Write the data out again exactly, dropping any images it holds.

-- begin --

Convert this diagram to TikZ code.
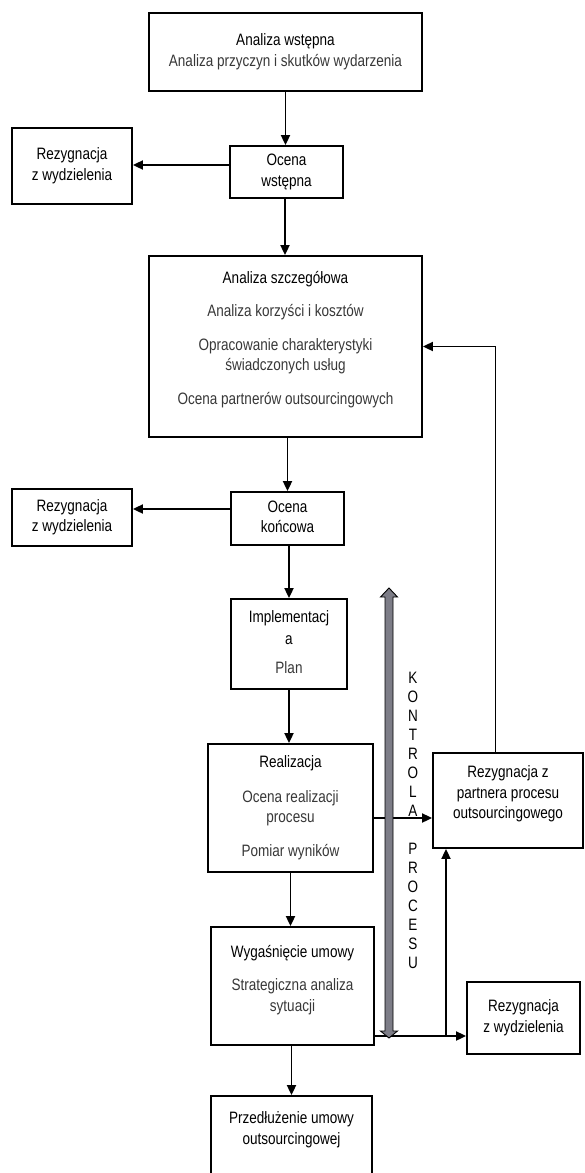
\documentclass[tikz,border=0pt]{standalone}
\usepackage{fontspec}
\setmainfont{Liberation Sans}[FakeStretch=0.82]
\usetikzlibrary{arrows.meta,calc}
\definecolor{subgray}{gray}{0.22}
\definecolor{bargray}{RGB}{125,125,135}
\newcommand{\tb}[1]{\begin{tabular}{@{}c@{}}#1\end{tabular}}
\newcommand{\sbt}[1]{\textcolor{subgray}{#1}}
\begin{document}
\begin{tikzpicture}[x=1pt,y=-1pt,
  box/.style={draw, line width=1.8pt, inner sep=0pt, fill=white,
    font=\fontsize{16.5}{20.5}\selectfont},
  arr/.style={line width=1.8pt, -{Triangle[length=10pt,width=9pt]}},
  ctrlbar/.style={draw=black, line width=0.9pt, fill=bargray, line join=miter},
  vlabel/.style={inner sep=0pt, font=\fontsize{16.5}{19}\selectfont}]
\useasboundingbox (0,0) rectangle (584,1173);
\fill[white] (0,0) rectangle (584,1173);

% boxes
\node[box, minimum width=273pt, minimum height=78pt] (a1) at (285.5,52)
  {\tb{Analiza wstępna\\ \sbt{Analiza przyczyn i skutków wydarzenia}}};
\node[box, minimum width=113pt, minimum height=52pt] (ow) at (286.5,172)
  {\tb{Ocena\\wstępna}};
\node[box, minimum width=120pt, minimum height=76pt] (r1) at (72,166)
  {\tb{Rezygnacja\\z wydzielenia}};
\node[box, minimum width=273pt, minimum height=181pt] (sz) at (285.5,346.5)
  {\tb{Analiza szczegółowa\\[13pt]
       \sbt{Analiza korzyści i kosztów}\\[13pt]
       \sbt{Opracowanie charakterystyki}\\
       \sbt{świadczonych usług}\\[13pt]
       \sbt{Ocena partnerów outsourcingowych}\\[14pt]}};
\node[box, minimum width=113pt, minimum height=53pt] (ok) at (287.5,518.5)
  {\tb{Ocena\\końcowa}};
\node[box, minimum width=120pt, minimum height=57pt] (r2) at (72,517.5)
  {\tb{Rezygnacja\\z wydzielenia}};
\node[box, minimum width=116pt, minimum height=90pt] (im) at (289,644)
  {\tb{Implementacj\\[1.5pt]a\\[8.5pt]\sbt{Plan}}};
\node[box, minimum width=165pt, minimum height=128pt] (re) at (290.5,808)
  {\tb{Realizacja\\[14pt]
       \sbt{Ocena realizacji}\\
       \sbt{procesu}\\[13pt]
       \sbt{Pomiar wyników}}};
\node[box, minimum width=150pt, minimum height=95pt] (pa) at (508,800.5)
  {\tb{Rezygnacja z\\partnera procesu\\outsourcingowego\\[13pt]}};
\node[box, minimum width=163pt, minimum height=118pt] (wy) at (292.5,986)
  {\tb{Wygaśnięcie umowy\\[13pt]
       \sbt{Strategiczna analiza}\\
       \sbt{sytuacji}\\[12pt]}};
\node[box, minimum width=113pt, minimum height=72pt] (r3) at (523.5,1018)
  {\tb{Rezygnacja\\z wydzielenia}};
\node[box, minimum width=161pt, minimum height=100pt] (pr) at (291.5,1146)
  {\tb{Przedłużenie umowy\\outsourcingowej\\[32pt]}};

% connectors
\draw[arr] (a1.south) -- (a1.south |- ow.north);
\draw[arr] ([yshift=7pt]ow.west) -- ([yshift=7pt]ow.west -| r1.east);
\draw[arr] ([xshift=-1.5pt]ow.south) -- ([xshift=-1.5pt]ow.south |- sz.north);
\draw[arr] (sz.south -| ok.north) -- (ok.north);
\draw[arr] ([yshift=9.5pt]ok.west) -- ([yshift=9.5pt]ok.west -| r2.east);
\draw[arr] (ok.south -| im.north) -- (im.north);
\draw[arr] (im.south) -- (im.south |- re.north);
\draw[arr] (re.south) -- (re.south |- wy.north);
\draw[arr] (wy.south -| pr.north) -- (pr.north);
\draw[arr] ([yshift=-10pt]re.east) -- ([yshift=-10pt]re.east -| pa.west);
\draw[arr] ([xshift=-12.5pt]pa.north) |- (sz.east);
\coordinate (wyout) at ([yshift=-50pt]wy.east);
\draw[arr] (wyout) -- (wyout -| r3.west);
\coordinate (junc) at (446,1036);
\draw[arr] (junc) -- (junc |- pa.south);

% process control bar
\path[ctrlbar] (389,588) -- (397.5,597) -- (393,597) -- (393,1031) -- (397.5,1031)
  -- (389,1038) -- (380.5,1031) -- (385,1031) -- (385,597) -- (380.5,597) -- cycle;
\node[vlabel] (kp) at (413,821.7)
  {\tb{K\\O\\N\\T\\R\\O\\L\\A\\[19pt]P\\R\\O\\C\\E\\S\\U}};
\end{tikzpicture}
\end{document}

-- end --

Exercise result:
Convert this diagram to TikZ code.
\documentclass[tikz,border=0pt]{standalone}
\usepackage{fontspec}
\setmainfont{Liberation Sans}[FakeStretch=0.82]
\usetikzlibrary{arrows.meta,calc}
\definecolor{subgray}{gray}{0.22}
\definecolor{bargray}{RGB}{125,125,135}
\newcommand{\tb}[1]{\begin{tabular}{@{}c@{}}#1\end{tabular}}
\newcommand{\sbt}[1]{\textcolor{subgray}{#1}}
\begin{document}
\begin{tikzpicture}[x=1pt,y=-1pt,
  box/.style={draw, line width=1.8pt, inner sep=0pt, fill=white,
    font=\fontsize{16.5}{20.5}\selectfont},
  arr/.style={line width=1.8pt, -{Triangle[length=10pt,width=9pt]}},
  ctrlbar/.style={draw=black, line width=0.9pt, fill=bargray, line join=miter},
  vlabel/.style={inner sep=0pt, font=\fontsize{16.5}{19}\selectfont}]
\useasboundingbox (0,0) rectangle (584,1173);
\fill[white] (0,0) rectangle (584,1173);

% boxes
\node[box, minimum width=273pt, minimum height=78pt] (a1) at (285.5,52)
  {\tb{Analiza wstępna\\ \sbt{Analiza przyczyn i skutków wydarzenia}}};
\node[box, minimum width=113pt, minimum height=52pt] (ow) at (286.5,172)
  {\tb{Ocena\\wstępna}};
\node[box, minimum width=120pt, minimum height=76pt] (r1) at (72,166)
  {\tb{Rezygnacja\\z wydzielenia}};
\node[box, minimum width=273pt, minimum height=181pt] (sz) at (285.5,346.5)
  {\tb{Analiza szczegółowa\\[13pt]
       \sbt{Analiza korzyści i kosztów}\\[13pt]
       \sbt{Opracowanie charakterystyki}\\
       \sbt{świadczonych usług}\\[13pt]
       \sbt{Ocena partnerów outsourcingowych}\\[14pt]}};
\node[box, minimum width=113pt, minimum height=53pt] (ok) at (287.5,518.5)
  {\tb{Ocena\\końcowa}};
\node[box, minimum width=120pt, minimum height=57pt] (r2) at (72,517.5)
  {\tb{Rezygnacja\\z wydzielenia}};
\node[box, minimum width=116pt, minimum height=90pt] (im) at (289,644)
  {\tb{Implementacj\\[1.5pt]a\\[8.5pt]\sbt{Plan}}};
\node[box, minimum width=165pt, minimum height=128pt] (re) at (290.5,808)
  {\tb{Realizacja\\[14pt]
       \sbt{Ocena realizacji}\\
       \sbt{procesu}\\[13pt]
       \sbt{Pomiar wyników}}};
\node[box, minimum width=150pt, minimum height=95pt] (pa) at (508,800.5)
  {\tb{Rezygnacja z\\partnera procesu\\outsourcingowego\\[13pt]}};
\node[box, minimum width=163pt, minimum height=118pt] (wy) at (292.5,986)
  {\tb{Wygaśnięcie umowy\\[13pt]
       \sbt{Strategiczna analiza}\\
       \sbt{sytuacji}\\[12pt]}};
\node[box, minimum width=113pt, minimum height=72pt] (r3) at (523.5,1018)
  {\tb{Rezygnacja\\z wydzielenia}};
\node[box, minimum width=161pt, minimum height=100pt] (pr) at (291.5,1146)
  {\tb{Przedłużenie umowy\\outsourcingowej\\[32pt]}};

% connectors
\draw[arr] (a1.south) -- (a1.south |- ow.north);
\draw[arr] ([yshift=7pt]ow.west) -- ([yshift=7pt]ow.west -| r1.east);
\draw[arr] ([xshift=-1.5pt]ow.south) -- ([xshift=-1.5pt]ow.south |- sz.north);
\draw[arr] (sz.south -| ok.north) -- (ok.north);
\draw[arr] ([yshift=9.5pt]ok.west) -- ([yshift=9.5pt]ok.west -| r2.east);
\draw[arr] (ok.south -| im.north) -- (im.north);
\draw[arr] (im.south) -- (im.south |- re.north);
\draw[arr] (re.south) -- (re.south |- wy.north);
\draw[arr] (wy.south -| pr.north) -- (pr.north);
\draw[arr] ([yshift=-10pt]re.east) -- ([yshift=-10pt]re.east -| pa.west);
\draw[arr] ([xshift=-12.5pt]pa.north) |- (sz.east);
\coordinate (wyout) at ([yshift=-50pt]wy.east);
\draw[arr] (wyout) -- (wyout -| r3.west);
\coordinate (junc) at (446,1036);
\draw[arr] (junc) -- (junc |- pa.south);

% process control bar
\path[ctrlbar] (389,588) -- (397.5,597) -- (393,597) -- (393,1031) -- (397.5,1031)
  -- (389,1038) -- (380.5,1031) -- (385,1031) -- (385,597) -- (380.5,597) -- cycle;
\node[vlabel] (kp) at (413,821.7)
  {\tb{K\\O\\N\\T\\R\\O\\L\\A\\[19pt]P\\R\\O\\C\\E\\S\\U}};
\end{tikzpicture}
\end{document}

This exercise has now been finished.